* Start *

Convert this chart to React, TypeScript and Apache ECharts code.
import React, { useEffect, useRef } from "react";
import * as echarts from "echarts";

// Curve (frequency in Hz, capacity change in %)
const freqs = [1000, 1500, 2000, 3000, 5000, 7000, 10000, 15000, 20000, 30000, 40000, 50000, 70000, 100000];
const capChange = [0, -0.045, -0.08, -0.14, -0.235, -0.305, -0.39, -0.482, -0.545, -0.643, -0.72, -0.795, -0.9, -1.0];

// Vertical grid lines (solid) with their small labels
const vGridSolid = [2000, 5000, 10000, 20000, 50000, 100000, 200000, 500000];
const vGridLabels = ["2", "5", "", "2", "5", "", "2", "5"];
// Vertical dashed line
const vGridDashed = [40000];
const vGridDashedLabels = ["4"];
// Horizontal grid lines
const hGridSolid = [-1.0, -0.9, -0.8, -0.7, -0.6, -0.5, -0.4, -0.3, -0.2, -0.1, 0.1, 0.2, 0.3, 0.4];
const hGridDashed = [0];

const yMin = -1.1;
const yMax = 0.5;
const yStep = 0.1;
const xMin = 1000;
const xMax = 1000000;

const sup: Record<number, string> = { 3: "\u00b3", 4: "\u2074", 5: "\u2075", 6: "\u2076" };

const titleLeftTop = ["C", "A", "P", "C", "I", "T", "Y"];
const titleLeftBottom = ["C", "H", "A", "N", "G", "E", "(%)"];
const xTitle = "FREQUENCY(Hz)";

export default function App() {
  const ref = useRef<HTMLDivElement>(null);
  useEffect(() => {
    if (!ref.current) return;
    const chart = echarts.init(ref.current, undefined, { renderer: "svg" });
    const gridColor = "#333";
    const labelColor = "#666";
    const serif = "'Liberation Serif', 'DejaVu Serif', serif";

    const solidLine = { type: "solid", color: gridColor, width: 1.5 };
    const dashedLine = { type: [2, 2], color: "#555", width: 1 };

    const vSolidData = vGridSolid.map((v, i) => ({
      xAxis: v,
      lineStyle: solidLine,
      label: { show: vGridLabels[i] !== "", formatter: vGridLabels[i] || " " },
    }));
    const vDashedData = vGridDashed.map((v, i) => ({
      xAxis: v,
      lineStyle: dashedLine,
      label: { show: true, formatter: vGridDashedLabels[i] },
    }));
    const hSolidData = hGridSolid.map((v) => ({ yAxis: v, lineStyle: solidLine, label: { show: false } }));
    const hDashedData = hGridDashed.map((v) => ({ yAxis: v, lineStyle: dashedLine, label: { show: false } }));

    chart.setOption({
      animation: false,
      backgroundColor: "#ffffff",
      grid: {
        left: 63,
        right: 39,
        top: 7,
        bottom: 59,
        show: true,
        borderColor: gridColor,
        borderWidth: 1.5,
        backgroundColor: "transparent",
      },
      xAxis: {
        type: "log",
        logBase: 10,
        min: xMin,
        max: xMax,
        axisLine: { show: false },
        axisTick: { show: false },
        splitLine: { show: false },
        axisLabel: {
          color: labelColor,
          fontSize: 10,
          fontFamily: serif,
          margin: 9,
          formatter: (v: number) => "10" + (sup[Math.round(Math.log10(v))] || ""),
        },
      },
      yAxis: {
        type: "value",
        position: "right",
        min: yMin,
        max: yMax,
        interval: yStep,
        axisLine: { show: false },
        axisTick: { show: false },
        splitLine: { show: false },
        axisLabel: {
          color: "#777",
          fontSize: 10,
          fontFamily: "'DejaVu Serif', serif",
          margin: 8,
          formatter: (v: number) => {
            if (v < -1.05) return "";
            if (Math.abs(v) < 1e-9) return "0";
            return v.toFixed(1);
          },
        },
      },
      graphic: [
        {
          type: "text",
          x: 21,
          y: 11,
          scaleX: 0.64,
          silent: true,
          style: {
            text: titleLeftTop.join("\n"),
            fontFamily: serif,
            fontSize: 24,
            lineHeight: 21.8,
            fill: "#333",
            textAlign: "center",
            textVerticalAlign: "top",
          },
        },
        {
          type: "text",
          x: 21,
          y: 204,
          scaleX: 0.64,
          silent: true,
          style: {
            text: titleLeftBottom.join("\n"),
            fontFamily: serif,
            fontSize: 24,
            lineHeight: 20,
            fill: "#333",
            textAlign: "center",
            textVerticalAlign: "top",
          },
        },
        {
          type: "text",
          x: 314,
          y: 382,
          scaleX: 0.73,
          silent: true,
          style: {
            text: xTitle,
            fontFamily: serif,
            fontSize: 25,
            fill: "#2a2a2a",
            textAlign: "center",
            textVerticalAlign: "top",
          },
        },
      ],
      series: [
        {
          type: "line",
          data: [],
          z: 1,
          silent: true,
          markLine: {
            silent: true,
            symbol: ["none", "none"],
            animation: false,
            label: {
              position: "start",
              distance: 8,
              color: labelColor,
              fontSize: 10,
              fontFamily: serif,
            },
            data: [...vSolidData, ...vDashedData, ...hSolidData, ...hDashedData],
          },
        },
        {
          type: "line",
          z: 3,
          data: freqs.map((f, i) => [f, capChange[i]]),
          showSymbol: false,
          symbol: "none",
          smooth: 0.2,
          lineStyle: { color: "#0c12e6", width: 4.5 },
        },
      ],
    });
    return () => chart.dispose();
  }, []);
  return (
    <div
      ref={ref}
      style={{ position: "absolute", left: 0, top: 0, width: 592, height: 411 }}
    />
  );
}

* End *

■ TASK DETAILS ■
All lines from the beginning of the material above through the one with "const hGridDashed = [0];" need to be returned exactly; please return those and only those.

■ FINISHED EXERCISE ■
Convert this chart to React, TypeScript and Apache ECharts code.
import React, { useEffect, useRef } from "react";
import * as echarts from "echarts";

// Curve (frequency in Hz, capacity change in %)
const freqs = [1000, 1500, 2000, 3000, 5000, 7000, 10000, 15000, 20000, 30000, 40000, 50000, 70000, 100000];
const capChange = [0, -0.045, -0.08, -0.14, -0.235, -0.305, -0.39, -0.482, -0.545, -0.643, -0.72, -0.795, -0.9, -1.0];

// Vertical grid lines (solid) with their small labels
const vGridSolid = [2000, 5000, 10000, 20000, 50000, 100000, 200000, 500000];
const vGridLabels = ["2", "5", "", "2", "5", "", "2", "5"];
// Vertical dashed line
const vGridDashed = [40000];
const vGridDashedLabels = ["4"];
// Horizontal grid lines
const hGridSolid = [-1.0, -0.9, -0.8, -0.7, -0.6, -0.5, -0.4, -0.3, -0.2, -0.1, 0.1, 0.2, 0.3, 0.4];
const hGridDashed = [0];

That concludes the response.